-- TASK PROMPT --
Locate each line in the records containing "matplotlib". Copy it.

────────

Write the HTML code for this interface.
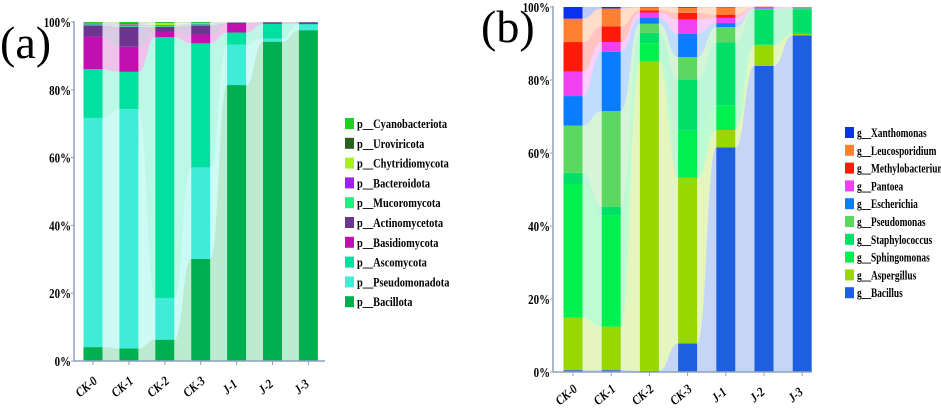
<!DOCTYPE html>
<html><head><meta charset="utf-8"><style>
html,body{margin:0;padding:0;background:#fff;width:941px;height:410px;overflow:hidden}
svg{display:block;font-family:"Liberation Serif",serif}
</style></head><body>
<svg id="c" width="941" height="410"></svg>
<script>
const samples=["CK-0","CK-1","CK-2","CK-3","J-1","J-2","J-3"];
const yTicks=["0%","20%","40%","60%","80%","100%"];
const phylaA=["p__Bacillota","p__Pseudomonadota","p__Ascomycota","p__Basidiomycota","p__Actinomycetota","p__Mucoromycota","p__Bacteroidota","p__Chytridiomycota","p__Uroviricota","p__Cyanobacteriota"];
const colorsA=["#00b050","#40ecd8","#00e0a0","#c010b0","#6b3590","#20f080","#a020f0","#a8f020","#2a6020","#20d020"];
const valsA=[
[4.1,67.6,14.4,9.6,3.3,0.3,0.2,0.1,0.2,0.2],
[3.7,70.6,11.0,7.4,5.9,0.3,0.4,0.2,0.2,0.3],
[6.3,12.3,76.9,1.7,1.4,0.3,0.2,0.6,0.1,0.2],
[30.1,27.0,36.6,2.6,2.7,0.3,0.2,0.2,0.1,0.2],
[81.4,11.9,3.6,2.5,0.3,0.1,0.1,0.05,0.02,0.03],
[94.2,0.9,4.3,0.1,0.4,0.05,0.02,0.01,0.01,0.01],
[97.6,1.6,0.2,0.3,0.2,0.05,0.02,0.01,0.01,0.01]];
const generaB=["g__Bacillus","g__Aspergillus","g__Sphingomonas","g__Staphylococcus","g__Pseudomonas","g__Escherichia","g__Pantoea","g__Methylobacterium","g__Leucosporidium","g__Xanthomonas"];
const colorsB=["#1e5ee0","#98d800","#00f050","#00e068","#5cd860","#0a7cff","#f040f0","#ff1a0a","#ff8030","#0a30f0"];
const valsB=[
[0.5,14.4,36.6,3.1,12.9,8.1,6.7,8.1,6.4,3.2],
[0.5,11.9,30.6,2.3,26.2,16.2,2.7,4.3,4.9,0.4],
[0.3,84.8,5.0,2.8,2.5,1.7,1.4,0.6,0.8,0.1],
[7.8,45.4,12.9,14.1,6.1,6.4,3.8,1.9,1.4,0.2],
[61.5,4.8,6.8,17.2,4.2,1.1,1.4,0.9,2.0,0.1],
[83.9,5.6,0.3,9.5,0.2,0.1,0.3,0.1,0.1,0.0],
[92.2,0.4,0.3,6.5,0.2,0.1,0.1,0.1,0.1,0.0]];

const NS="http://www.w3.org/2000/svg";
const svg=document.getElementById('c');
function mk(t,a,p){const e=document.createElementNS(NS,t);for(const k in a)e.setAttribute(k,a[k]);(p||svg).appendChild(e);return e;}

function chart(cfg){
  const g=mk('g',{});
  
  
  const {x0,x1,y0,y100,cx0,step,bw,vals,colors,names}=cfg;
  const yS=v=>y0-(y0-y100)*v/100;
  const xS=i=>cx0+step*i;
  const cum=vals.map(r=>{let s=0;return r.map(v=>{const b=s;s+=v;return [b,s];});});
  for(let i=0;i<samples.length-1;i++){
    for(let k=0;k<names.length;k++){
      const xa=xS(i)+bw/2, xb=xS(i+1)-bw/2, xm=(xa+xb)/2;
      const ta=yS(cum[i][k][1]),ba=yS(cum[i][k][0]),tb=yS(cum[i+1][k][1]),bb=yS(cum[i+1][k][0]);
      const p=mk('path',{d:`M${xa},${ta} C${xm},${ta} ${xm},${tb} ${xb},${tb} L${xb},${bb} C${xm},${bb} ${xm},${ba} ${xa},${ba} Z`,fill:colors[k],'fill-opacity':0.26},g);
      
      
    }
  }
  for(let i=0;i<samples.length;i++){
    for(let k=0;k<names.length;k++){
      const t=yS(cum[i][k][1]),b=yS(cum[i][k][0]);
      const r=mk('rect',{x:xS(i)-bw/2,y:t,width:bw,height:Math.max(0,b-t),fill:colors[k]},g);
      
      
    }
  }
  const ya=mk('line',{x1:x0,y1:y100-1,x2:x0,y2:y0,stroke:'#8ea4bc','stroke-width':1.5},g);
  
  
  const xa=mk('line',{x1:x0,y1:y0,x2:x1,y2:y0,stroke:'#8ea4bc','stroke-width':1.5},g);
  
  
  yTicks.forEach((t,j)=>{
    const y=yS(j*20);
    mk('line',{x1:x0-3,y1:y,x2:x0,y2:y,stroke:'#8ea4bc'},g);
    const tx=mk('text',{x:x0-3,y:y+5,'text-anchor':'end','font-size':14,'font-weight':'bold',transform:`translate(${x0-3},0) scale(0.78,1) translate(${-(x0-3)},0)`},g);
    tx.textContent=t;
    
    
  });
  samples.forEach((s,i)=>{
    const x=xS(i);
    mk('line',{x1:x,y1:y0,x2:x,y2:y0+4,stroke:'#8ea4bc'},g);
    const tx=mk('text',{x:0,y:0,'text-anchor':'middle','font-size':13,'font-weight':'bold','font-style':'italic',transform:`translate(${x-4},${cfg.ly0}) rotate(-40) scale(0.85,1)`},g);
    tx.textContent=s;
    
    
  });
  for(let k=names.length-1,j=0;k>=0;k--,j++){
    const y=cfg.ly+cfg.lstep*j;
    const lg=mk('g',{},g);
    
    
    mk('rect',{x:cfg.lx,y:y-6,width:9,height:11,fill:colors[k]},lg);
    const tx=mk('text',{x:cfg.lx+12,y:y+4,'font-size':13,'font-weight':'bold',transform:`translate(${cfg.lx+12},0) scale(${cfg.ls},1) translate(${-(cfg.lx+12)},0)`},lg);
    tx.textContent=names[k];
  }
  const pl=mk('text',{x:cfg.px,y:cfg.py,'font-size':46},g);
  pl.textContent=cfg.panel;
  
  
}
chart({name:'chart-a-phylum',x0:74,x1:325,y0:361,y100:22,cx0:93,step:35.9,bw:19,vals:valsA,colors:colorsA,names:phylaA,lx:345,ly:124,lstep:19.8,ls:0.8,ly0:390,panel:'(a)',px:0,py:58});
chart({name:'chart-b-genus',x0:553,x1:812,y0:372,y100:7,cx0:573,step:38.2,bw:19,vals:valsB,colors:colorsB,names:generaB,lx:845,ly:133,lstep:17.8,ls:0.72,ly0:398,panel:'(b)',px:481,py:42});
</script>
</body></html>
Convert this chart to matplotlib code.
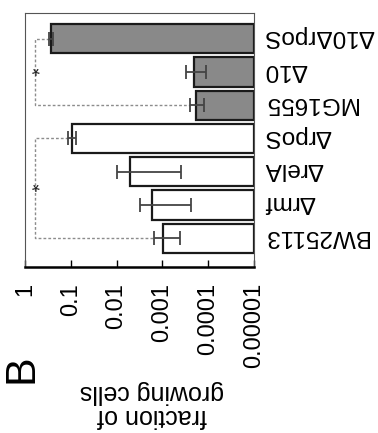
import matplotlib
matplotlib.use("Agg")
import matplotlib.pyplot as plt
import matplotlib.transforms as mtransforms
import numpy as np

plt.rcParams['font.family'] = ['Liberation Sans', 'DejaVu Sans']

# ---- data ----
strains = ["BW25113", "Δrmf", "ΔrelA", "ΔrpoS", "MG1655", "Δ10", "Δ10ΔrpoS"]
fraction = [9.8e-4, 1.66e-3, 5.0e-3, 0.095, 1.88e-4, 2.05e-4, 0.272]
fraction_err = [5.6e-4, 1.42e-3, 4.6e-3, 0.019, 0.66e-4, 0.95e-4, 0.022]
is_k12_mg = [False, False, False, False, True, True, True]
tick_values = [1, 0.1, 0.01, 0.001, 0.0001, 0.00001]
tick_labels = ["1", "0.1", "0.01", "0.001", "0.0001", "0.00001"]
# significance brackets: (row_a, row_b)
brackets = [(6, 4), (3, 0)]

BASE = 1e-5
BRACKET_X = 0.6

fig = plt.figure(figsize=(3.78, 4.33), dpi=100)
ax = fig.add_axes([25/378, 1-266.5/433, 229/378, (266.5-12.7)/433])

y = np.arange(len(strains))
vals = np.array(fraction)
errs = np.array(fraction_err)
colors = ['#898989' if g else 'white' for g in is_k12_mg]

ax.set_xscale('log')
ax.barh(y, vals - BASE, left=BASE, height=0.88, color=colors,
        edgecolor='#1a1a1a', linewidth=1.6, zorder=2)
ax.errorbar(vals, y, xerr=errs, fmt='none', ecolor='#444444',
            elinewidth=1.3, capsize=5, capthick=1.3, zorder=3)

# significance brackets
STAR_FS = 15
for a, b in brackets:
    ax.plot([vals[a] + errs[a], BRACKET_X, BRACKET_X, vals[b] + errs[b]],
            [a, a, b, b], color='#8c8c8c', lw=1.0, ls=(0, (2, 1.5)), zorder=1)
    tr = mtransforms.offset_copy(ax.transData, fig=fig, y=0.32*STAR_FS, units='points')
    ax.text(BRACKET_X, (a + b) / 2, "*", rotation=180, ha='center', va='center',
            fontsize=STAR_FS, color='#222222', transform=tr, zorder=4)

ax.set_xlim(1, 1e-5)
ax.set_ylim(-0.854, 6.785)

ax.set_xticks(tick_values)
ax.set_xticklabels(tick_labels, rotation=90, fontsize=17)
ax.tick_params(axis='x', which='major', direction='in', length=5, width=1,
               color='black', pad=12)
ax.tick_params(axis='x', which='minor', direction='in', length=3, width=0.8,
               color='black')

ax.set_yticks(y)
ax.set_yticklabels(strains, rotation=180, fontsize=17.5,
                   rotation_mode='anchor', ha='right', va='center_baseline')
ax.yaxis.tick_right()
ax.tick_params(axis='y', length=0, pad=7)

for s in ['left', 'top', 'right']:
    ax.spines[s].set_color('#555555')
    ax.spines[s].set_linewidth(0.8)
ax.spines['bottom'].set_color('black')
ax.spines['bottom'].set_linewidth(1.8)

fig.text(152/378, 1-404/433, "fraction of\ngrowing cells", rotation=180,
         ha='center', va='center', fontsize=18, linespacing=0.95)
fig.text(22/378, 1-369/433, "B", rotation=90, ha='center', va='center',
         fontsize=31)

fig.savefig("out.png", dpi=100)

────────

-- FULL RESPONSE --
Convert this chart to matplotlib code.
import matplotlib
matplotlib.use("Agg")
import matplotlib.pyplot as plt
import matplotlib.transforms as mtransforms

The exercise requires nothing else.